La siguiente fase consistió en dotar de vegetación a todo el conjunto. El edificio iba a volver a la vida y la naturaleza podía ayudar a conseguirlo. Con la idea romántica de una ruina que queda atrapada en el tiempo, las enredaderas crecerían por las fachadas, los patios y las terrazas, adueñándose de la construcción.
Y para el final dejó lo que para cualquier arquitecto habría sido el comienzo: anular la función del edificio para adaptarlo a los nuevos usos que iba a albergar. Dicho con otras palabras, Bofill se inventó un programa doméstico que ocuparía las estancias de aquella fábrica. Su estudio de arquitectura lo situó en los silos, en cuatro plantas conectadas por una gran escalera en espiral.
Un lugar donde se fomenta el trabajo en equipo y se genera un ambiente perfecto para la creatividad. Su propio despacho, en la primera planta, es un volumen minimalista de cuatro metros de altura. El espacio de trabajo queda abierto y luminoso, gracias a los grandes ventanales que dan a los jardines y que dejan que la luz natural entre a borbotones. Los túneles y galerías subterráneas se reservan como salas de almacenaje para el archivo y las maquetas.
Eso sí, Bofill reservó la zona más impresionante de la fábrica y la bautizó como La Catedral. El lugar donde se elaboraba el cemento lo transformó en una sala de conferencias y exposiciones, con techos de más de diez metros de alto. La materialidad del espacio, oxidado y con restos del conglomerante que se producía décadas atrás, conserva su estética industrial en nuestra memoria, como parte del código genético de lo que fue anteriormente. Las tolvas, amenazantes, tensan el espacio de La Catedral sobre una ligera mesa de conferencias.
Y así fue como Ricardo Bofill transformó una factoría abandonada, mientras nos regalaba una lección de arquitectura. Porque su proyecto rechaza por completo el manifiesto funcionalista que reza aquello de que «la forma sigue a la función». Bofill estaba convencido de que, si la intervención es lo suficientemente ágil, todo espacio bello y bien concebido se puede prestar a cualquier tipo de uso.

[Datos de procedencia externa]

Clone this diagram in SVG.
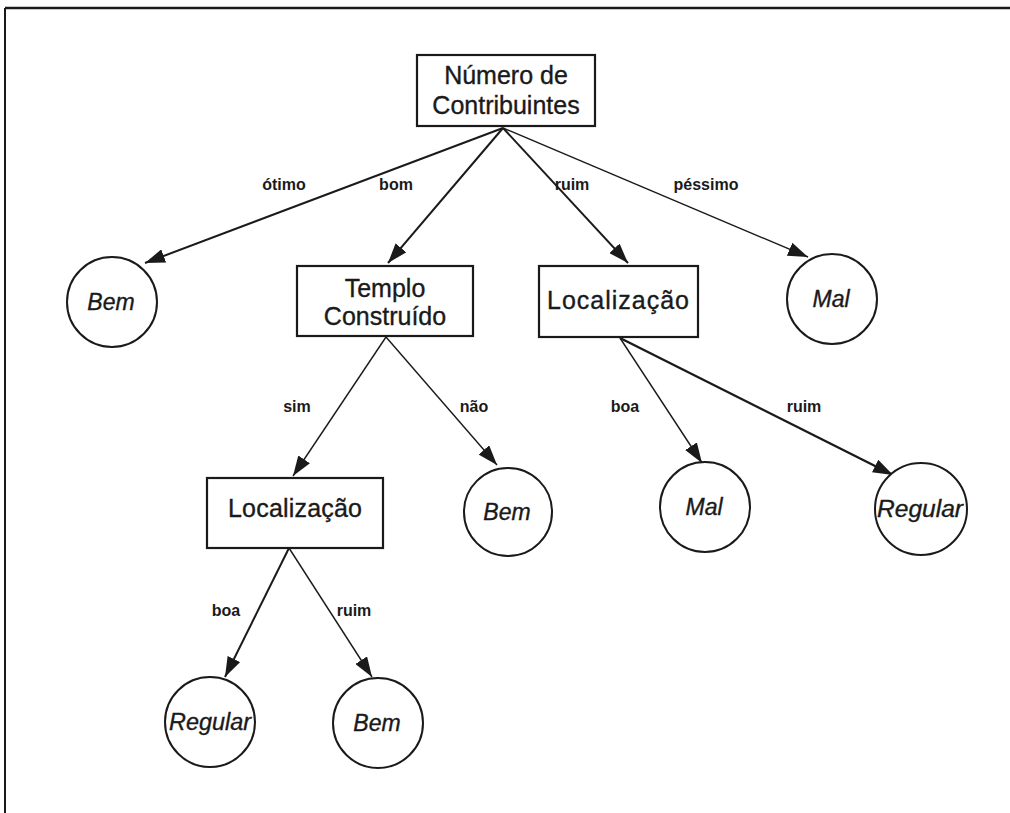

La fábrica es un lugar mágico que no pasa desapercibido. Ni siquiera para los productores de Hollywood, porque allí se ha grabado parte de la tercera temporada de Westworld. Es curioso, una serie futurista y distópica que utiliza un proyecto de 1973 como escenario. Su casa cementera es el mejor ejemplo de un proyecto que, aunque lleve décadas transformándose, siempre será una bella obra inacabada.